Many people prefer going to private hospitals for emergencies and various treatments. Some advantages include:

  • Thanks to their smaller size, they are more equipped to offer personalized care.
  • Instead of being responsible for dozens of patients, nurses usually only have a few to care for at a time.
  • They tend to stay on the cutting edge of technology more easily than public hospitals, and they often have upscale amenities that make them feel more like nice hotels than hospitals.
  • Wait times tend to be short, and doctor-to-patient ratios are usually excellent.

There are significant drawbacks to private hospitals, too. For example:

  • They often only accept limited forms of insurance.
  • They have the right to refuse to treat anyone who they don't think can pay.
  • They also tend to be more expensive in general.
  • Finally, they usually have very limited numbers of beds.
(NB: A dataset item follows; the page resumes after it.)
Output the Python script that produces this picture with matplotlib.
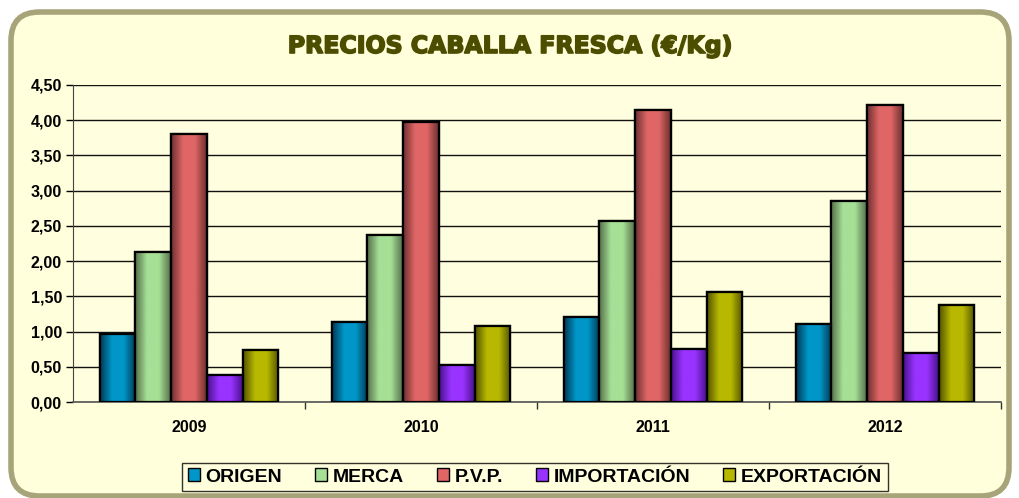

Pros and Cons of Big, Public Hospitals

When most people need a hospital, they generally wind up at a big, public one. Some benefits to a public hospital include:

  • Public hospitals can't turn anyone away, so you're sure to receive treatment when you visit one.
  • Because they are publicly funded and not for profit, they are usually a lot more affordable than private hospitals.
  • Due to their size, they also usually have a lot more beds than private hospitals.

As for the drawbacks of public hospitals, there are some to consider.

  • Their sheer size is a big one.
  • Although they have way more employees than private hospitals, patient-to-doctor ratios don't tend to be very good.
  • You are almost certain to wait when visiting the ER. Depending on the time of day and the nature of your emergency, you could wait for hours before being seen.
  • There isn't e much in the way of personalized care because nurses are often overloaded with patients. After all, public hospitals can't refuse anyone.

Which Option is Right for You?

In an emergency, there's not time to pick and choose between big hospitals and private ones. When arranging treatments, however, you have the luxury of weighing the pros and cons of each. Ultimately, the decision will hinge on which facility accepts your type of insurance and on whether there's enough room for you in the first place. If you have a particular doctor in mind, you will want to choose the hospital where he or she works. Other than that, the best way to make your final decision is by researching specific information about the available options. At the end of the day, good care is available at big hospitals and private ones alike.